Retype the whole listing below, character for character.

— start INFORMATION SHOWN —

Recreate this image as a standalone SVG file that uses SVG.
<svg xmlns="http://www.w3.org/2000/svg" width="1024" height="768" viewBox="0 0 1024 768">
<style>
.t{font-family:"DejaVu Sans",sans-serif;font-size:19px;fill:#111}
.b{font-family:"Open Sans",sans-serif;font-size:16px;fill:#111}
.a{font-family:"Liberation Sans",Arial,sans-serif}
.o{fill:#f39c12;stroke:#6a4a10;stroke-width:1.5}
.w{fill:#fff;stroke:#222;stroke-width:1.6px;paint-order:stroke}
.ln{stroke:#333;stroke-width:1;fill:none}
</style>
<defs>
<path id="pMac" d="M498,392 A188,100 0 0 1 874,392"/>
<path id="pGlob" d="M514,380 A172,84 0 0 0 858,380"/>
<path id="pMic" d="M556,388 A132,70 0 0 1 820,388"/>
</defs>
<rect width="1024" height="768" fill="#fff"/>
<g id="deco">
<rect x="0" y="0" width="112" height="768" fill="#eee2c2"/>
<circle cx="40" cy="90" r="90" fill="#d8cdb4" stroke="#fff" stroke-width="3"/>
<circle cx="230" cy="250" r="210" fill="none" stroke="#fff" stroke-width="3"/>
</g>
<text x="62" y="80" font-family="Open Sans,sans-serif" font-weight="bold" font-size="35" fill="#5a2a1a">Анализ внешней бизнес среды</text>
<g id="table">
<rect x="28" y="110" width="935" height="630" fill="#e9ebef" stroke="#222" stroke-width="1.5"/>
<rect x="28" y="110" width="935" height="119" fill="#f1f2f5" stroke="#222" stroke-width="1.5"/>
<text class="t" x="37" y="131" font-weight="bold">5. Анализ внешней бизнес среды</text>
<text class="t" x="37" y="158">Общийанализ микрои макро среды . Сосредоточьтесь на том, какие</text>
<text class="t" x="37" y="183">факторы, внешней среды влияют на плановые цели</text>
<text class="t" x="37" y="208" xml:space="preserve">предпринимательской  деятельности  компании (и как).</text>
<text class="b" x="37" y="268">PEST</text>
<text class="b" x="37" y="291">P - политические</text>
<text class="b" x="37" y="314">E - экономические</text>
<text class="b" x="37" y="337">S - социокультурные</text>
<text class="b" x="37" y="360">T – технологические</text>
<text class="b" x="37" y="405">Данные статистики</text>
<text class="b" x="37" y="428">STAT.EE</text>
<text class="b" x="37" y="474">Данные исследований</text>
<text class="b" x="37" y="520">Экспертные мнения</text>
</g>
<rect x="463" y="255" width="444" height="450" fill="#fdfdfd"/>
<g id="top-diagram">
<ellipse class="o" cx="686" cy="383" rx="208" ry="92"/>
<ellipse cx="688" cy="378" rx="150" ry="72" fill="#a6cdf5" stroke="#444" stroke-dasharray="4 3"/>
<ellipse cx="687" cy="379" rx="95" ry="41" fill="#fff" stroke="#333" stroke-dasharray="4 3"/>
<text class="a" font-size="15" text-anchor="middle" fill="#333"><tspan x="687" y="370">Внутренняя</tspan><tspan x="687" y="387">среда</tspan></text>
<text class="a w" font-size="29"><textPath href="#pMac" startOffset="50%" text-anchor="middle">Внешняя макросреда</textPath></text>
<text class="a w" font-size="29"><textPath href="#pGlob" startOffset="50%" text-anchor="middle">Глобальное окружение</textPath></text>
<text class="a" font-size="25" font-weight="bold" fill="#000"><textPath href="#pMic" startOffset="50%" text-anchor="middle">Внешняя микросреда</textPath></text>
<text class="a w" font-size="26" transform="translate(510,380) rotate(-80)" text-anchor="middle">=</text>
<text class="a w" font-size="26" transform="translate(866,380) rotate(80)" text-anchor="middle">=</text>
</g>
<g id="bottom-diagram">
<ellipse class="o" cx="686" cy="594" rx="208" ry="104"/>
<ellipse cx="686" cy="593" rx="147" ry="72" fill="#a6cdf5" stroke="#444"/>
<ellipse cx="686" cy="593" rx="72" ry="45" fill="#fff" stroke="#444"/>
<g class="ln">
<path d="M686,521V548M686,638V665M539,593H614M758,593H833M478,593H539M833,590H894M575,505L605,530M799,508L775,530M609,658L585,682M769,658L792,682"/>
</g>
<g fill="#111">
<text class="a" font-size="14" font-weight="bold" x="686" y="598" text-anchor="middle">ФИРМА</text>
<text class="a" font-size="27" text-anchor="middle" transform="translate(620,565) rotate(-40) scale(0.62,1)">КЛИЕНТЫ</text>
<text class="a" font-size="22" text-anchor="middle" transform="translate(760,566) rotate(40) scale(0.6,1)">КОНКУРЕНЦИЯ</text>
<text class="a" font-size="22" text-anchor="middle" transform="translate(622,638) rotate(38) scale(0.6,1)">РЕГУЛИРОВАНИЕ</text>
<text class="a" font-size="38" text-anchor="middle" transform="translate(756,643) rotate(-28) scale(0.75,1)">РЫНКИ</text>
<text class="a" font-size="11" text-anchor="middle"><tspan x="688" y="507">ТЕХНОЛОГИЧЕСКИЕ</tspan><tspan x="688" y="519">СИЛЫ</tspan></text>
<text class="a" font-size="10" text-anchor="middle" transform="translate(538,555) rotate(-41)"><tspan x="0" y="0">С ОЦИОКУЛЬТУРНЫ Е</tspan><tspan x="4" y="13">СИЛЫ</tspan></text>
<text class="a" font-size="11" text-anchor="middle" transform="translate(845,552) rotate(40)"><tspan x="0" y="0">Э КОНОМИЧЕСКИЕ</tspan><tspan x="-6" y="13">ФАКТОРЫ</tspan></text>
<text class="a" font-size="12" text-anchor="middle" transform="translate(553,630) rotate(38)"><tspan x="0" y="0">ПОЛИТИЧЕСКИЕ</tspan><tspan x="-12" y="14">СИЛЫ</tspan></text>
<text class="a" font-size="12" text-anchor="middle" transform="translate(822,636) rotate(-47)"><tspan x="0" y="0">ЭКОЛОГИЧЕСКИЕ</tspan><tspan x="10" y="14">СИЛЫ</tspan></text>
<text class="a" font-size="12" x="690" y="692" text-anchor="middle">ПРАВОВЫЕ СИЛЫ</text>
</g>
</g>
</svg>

— end INFORMATION SHOWN —

RESULT:
Recreate this image as a standalone SVG file that uses SVG.
<svg xmlns="http://www.w3.org/2000/svg" width="1024" height="768" viewBox="0 0 1024 768">
<style>
.t{font-family:"DejaVu Sans",sans-serif;font-size:19px;fill:#111}
.b{font-family:"Open Sans",sans-serif;font-size:16px;fill:#111}
.a{font-family:"Liberation Sans",Arial,sans-serif}
.o{fill:#f39c12;stroke:#6a4a10;stroke-width:1.5}
.w{fill:#fff;stroke:#222;stroke-width:1.6px;paint-order:stroke}
.ln{stroke:#333;stroke-width:1;fill:none}
</style>
<defs>
<path id="pMac" d="M498,392 A188,100 0 0 1 874,392"/>
<path id="pGlob" d="M514,380 A172,84 0 0 0 858,380"/>
<path id="pMic" d="M556,388 A132,70 0 0 1 820,388"/>
</defs>
<rect width="1024" height="768" fill="#fff"/>
<g id="deco">
<rect x="0" y="0" width="112" height="768" fill="#eee2c2"/>
<circle cx="40" cy="90" r="90" fill="#d8cdb4" stroke="#fff" stroke-width="3"/>
<circle cx="230" cy="250" r="210" fill="none" stroke="#fff" stroke-width="3"/>
</g>
<text x="62" y="80" font-family="Open Sans,sans-serif" font-weight="bold" font-size="35" fill="#5a2a1a">Анализ внешней бизнес среды</text>
<g id="table">
<rect x="28" y="110" width="935" height="630" fill="#e9ebef" stroke="#222" stroke-width="1.5"/>
<rect x="28" y="110" width="935" height="119" fill="#f1f2f5" stroke="#222" stroke-width="1.5"/>
<text class="t" x="37" y="131" font-weight="bold">5. Анализ внешней бизнес среды</text>
<text class="t" x="37" y="158">Общийанализ микрои макро среды . Сосредоточьтесь на том, какие</text>
<text class="t" x="37" y="183">факторы, внешней среды влияют на плановые цели</text>
<text class="t" x="37" y="208" xml:space="preserve">предпринимательской  деятельности  компании (и как).</text>
<text class="b" x="37" y="268">PEST</text>
<text class="b" x="37" y="291">P - политические</text>
<text class="b" x="37" y="314">E - экономические</text>
<text class="b" x="37" y="337">S - социокультурные</text>
<text class="b" x="37" y="360">T – технологические</text>
<text class="b" x="37" y="405">Данные статистики</text>
<text class="b" x="37" y="428">STAT.EE</text>
<text class="b" x="37" y="474">Данные исследований</text>
<text class="b" x="37" y="520">Экспертные мнения</text>
</g>
<rect x="463" y="255" width="444" height="450" fill="#fdfdfd"/>
<g id="top-diagram">
<ellipse class="o" cx="686" cy="383" rx="208" ry="92"/>
<ellipse cx="688" cy="378" rx="150" ry="72" fill="#a6cdf5" stroke="#444" stroke-dasharray="4 3"/>
<ellipse cx="687" cy="379" rx="95" ry="41" fill="#fff" stroke="#333" stroke-dasharray="4 3"/>
<text class="a" font-size="15" text-anchor="middle" fill="#333"><tspan x="687" y="370">Внутренняя</tspan><tspan x="687" y="387">среда</tspan></text>
<text class="a w" font-size="29"><textPath href="#pMac" startOffset="50%" text-anchor="middle">Внешняя макросреда</textPath></text>
<text class="a w" font-size="29"><textPath href="#pGlob" startOffset="50%" text-anchor="middle">Глобальное окружение</textPath></text>
<text class="a" font-size="25" font-weight="bold" fill="#000"><textPath href="#pMic" startOffset="50%" text-anchor="middle">Внешняя микросреда</textPath></text>
<text class="a w" font-size="26" transform="translate(510,380) rotate(-80)" text-anchor="middle">=</text>
<text class="a w" font-size="26" transform="translate(866,380) rotate(80)" text-anchor="middle">=</text>
</g>
<g id="bottom-diagram">
<ellipse class="o" cx="686" cy="594" rx="208" ry="104"/>
<ellipse cx="686" cy="593" rx="147" ry="72" fill="#a6cdf5" stroke="#444"/>
<ellipse cx="686" cy="593" rx="72" ry="45" fill="#fff" stroke="#444"/>
<g class="ln">
<path d="M686,521V548M686,638V665M539,593H614M758,593H833M478,593H539M833,590H894M575,505L605,530M799,508L775,530M609,658L585,682M769,658L792,682"/>
</g>
<g fill="#111">
<text class="a" font-size="14" font-weight="bold" x="686" y="598" text-anchor="middle">ФИРМА</text>
<text class="a" font-size="27" text-anchor="middle" transform="translate(620,565) rotate(-40) scale(0.62,1)">КЛИЕНТЫ</text>
<text class="a" font-size="22" text-anchor="middle" transform="translate(760,566) rotate(40) scale(0.6,1)">КОНКУРЕНЦИЯ</text>
<text class="a" font-size="22" text-anchor="middle" transform="translate(622,638) rotate(38) scale(0.6,1)">РЕГУЛИРОВАНИЕ</text>
<text class="a" font-size="38" text-anchor="middle" transform="translate(756,643) rotate(-28) scale(0.75,1)">РЫНКИ</text>
<text class="a" font-size="11" text-anchor="middle"><tspan x="688" y="507">ТЕХНОЛОГИЧЕСКИЕ</tspan><tspan x="688" y="519">СИЛЫ</tspan></text>
<text class="a" font-size="10" text-anchor="middle" transform="translate(538,555) rotate(-41)"><tspan x="0" y="0">С ОЦИОКУЛЬТУРНЫ Е</tspan><tspan x="4" y="13">СИЛЫ</tspan></text>
<text class="a" font-size="11" text-anchor="middle" transform="translate(845,552) rotate(40)"><tspan x="0" y="0">Э КОНОМИЧЕСКИЕ</tspan><tspan x="-6" y="13">ФАКТОРЫ</tspan></text>
<text class="a" font-size="12" text-anchor="middle" transform="translate(553,630) rotate(38)"><tspan x="0" y="0">ПОЛИТИЧЕСКИЕ</tspan><tspan x="-12" y="14">СИЛЫ</tspan></text>
<text class="a" font-size="12" text-anchor="middle" transform="translate(822,636) rotate(-47)"><tspan x="0" y="0">ЭКОЛОГИЧЕСКИЕ</tspan><tspan x="10" y="14">СИЛЫ</tspan></text>
<text class="a" font-size="12" x="690" y="692" text-anchor="middle">ПРАВОВЫЕ СИЛЫ</text>
</g>
</g>
</svg>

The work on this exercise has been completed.